### [Description of the task]
Print the listing below from its opening line through the line holding "ln.set_clip_path(bar)", both ends included.

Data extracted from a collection
* * * * * * * * *
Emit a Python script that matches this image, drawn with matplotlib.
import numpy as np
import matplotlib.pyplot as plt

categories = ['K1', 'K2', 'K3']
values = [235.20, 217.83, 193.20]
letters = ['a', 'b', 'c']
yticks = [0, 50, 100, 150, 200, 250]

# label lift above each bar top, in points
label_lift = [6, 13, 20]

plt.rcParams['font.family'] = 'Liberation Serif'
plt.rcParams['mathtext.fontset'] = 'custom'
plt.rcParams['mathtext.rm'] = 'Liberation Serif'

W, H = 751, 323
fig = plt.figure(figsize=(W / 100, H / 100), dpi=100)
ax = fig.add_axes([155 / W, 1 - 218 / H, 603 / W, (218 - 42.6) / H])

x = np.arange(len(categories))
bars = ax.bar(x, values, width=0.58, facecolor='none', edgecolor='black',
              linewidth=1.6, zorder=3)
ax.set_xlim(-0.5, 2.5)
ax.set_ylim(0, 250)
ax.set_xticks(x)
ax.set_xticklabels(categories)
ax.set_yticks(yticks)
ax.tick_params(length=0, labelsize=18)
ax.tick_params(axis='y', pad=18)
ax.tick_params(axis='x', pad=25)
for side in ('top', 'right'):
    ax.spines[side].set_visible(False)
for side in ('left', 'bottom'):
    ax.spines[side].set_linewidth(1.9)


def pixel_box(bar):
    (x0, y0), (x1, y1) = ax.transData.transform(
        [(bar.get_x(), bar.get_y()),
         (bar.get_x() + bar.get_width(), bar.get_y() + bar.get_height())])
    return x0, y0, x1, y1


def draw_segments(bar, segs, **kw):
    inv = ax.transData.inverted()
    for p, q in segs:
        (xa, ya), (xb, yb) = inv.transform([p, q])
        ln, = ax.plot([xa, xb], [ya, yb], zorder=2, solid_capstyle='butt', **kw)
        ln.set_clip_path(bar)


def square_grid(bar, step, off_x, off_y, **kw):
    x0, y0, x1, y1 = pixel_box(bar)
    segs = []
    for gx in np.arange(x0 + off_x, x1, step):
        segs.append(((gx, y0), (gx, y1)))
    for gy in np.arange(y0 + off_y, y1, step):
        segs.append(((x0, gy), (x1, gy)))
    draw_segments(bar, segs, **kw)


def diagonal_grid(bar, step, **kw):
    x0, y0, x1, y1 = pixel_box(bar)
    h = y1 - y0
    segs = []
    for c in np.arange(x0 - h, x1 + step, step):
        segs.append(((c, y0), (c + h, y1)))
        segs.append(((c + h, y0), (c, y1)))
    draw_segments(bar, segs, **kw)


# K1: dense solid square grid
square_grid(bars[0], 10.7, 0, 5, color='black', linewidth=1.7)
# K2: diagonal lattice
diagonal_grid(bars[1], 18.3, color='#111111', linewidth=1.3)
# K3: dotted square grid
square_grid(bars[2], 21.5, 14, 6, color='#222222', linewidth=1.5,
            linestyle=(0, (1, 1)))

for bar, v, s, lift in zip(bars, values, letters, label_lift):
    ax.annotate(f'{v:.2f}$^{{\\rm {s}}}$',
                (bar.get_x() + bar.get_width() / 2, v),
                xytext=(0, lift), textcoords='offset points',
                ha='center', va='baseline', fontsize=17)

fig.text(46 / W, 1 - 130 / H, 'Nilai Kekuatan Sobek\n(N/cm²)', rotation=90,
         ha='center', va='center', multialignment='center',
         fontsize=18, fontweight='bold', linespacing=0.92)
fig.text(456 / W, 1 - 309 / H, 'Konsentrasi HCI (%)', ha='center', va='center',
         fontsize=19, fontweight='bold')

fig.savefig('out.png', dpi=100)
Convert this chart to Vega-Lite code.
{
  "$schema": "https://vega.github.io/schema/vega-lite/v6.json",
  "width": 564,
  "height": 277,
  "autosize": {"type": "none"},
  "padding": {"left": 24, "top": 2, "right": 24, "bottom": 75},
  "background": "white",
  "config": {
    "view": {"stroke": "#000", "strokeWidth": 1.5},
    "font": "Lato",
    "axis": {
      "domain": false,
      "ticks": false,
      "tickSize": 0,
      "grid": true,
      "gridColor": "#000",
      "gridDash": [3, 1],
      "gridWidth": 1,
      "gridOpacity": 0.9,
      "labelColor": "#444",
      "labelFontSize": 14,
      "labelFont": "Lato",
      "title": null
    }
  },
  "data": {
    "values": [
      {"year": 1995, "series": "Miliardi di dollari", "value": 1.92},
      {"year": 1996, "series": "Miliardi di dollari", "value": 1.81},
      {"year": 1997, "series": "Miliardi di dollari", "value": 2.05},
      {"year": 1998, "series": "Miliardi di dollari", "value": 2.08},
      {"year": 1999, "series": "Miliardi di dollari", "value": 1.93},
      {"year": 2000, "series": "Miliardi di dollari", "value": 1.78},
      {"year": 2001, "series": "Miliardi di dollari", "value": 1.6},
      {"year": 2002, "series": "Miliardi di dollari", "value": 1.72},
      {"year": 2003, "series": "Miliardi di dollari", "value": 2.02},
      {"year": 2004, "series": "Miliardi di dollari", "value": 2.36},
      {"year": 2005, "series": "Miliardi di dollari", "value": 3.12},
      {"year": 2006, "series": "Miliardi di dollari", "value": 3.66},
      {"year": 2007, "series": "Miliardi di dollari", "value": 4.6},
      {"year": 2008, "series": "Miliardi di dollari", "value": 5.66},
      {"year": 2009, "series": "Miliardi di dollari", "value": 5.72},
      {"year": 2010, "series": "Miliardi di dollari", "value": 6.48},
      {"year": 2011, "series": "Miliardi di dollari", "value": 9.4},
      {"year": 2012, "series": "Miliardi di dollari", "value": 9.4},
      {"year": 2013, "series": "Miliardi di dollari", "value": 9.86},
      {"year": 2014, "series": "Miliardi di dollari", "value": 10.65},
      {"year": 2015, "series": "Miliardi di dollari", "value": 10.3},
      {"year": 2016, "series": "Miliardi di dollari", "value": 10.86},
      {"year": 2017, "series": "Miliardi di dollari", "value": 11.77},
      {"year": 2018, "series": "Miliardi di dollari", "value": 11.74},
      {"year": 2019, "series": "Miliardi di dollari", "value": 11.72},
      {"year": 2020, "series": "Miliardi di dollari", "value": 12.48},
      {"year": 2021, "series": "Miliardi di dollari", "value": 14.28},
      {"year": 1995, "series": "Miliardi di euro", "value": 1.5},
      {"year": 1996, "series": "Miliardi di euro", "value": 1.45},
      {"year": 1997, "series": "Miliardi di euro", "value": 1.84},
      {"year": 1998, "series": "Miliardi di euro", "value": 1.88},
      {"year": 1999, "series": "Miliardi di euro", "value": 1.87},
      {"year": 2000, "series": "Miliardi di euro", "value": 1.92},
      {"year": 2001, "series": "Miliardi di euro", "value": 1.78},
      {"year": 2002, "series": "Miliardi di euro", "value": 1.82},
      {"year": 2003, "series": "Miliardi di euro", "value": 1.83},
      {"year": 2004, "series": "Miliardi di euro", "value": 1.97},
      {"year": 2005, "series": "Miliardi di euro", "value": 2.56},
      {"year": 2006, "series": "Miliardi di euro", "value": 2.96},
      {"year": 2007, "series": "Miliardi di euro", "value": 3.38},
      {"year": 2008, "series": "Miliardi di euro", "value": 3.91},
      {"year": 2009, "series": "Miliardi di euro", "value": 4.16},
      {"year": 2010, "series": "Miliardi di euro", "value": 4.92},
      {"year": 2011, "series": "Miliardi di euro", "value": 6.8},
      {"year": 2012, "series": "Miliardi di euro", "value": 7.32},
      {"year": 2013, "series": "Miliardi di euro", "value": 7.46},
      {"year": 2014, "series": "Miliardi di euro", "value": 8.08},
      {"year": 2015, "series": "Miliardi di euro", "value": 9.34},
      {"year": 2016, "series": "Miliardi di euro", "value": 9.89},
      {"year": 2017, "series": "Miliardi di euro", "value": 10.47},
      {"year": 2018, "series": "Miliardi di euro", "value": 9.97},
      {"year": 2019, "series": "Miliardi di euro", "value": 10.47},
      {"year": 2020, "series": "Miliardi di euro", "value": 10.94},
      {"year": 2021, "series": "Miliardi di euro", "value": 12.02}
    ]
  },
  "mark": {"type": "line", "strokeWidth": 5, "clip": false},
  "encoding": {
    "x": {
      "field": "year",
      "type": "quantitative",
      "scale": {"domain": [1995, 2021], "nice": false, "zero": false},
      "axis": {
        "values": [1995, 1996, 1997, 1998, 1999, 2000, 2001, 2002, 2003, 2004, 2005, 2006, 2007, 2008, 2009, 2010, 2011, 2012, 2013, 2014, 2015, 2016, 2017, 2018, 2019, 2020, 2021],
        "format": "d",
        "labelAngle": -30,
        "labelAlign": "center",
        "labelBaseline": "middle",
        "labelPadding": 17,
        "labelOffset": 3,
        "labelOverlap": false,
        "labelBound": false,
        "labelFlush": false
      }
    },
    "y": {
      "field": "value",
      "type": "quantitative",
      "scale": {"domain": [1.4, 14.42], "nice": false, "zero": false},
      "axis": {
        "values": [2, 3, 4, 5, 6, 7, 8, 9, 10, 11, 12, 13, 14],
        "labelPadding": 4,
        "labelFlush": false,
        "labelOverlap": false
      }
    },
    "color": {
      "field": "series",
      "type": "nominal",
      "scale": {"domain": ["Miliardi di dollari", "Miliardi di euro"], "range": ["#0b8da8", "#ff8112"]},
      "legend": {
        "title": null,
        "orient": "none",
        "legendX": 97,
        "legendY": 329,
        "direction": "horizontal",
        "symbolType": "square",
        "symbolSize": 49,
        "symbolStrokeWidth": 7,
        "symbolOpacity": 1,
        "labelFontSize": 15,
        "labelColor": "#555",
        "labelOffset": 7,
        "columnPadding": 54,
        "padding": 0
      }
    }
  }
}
* * * * * * * * *
### [Exercise result]
Emit a Python script that matches this image, drawn with matplotlib.
import numpy as np
import matplotlib.pyplot as plt

categories = ['K1', 'K2', 'K3']
values = [235.20, 217.83, 193.20]
letters = ['a', 'b', 'c']
yticks = [0, 50, 100, 150, 200, 250]

# label lift above each bar top, in points
label_lift = [6, 13, 20]

plt.rcParams['font.family'] = 'Liberation Serif'
plt.rcParams['mathtext.fontset'] = 'custom'
plt.rcParams['mathtext.rm'] = 'Liberation Serif'

W, H = 751, 323
fig = plt.figure(figsize=(W / 100, H / 100), dpi=100)
ax = fig.add_axes([155 / W, 1 - 218 / H, 603 / W, (218 - 42.6) / H])

x = np.arange(len(categories))
bars = ax.bar(x, values, width=0.58, facecolor='none', edgecolor='black',
              linewidth=1.6, zorder=3)
ax.set_xlim(-0.5, 2.5)
ax.set_ylim(0, 250)
ax.set_xticks(x)
ax.set_xticklabels(categories)
ax.set_yticks(yticks)
ax.tick_params(length=0, labelsize=18)
ax.tick_params(axis='y', pad=18)
ax.tick_params(axis='x', pad=25)
for side in ('top', 'right'):
    ax.spines[side].set_visible(False)
for side in ('left', 'bottom'):
    ax.spines[side].set_linewidth(1.9)


def pixel_box(bar):
    (x0, y0), (x1, y1) = ax.transData.transform(
        [(bar.get_x(), bar.get_y()),
         (bar.get_x() + bar.get_width(), bar.get_y() + bar.get_height())])
    return x0, y0, x1, y1


def draw_segments(bar, segs, **kw):
    inv = ax.transData.inverted()
    for p, q in segs:
        (xa, ya), (xb, yb) = inv.transform([p, q])
        ln, = ax.plot([xa, xb], [ya, yb], zorder=2, solid_capstyle='butt', **kw)
        ln.set_clip_path(bar)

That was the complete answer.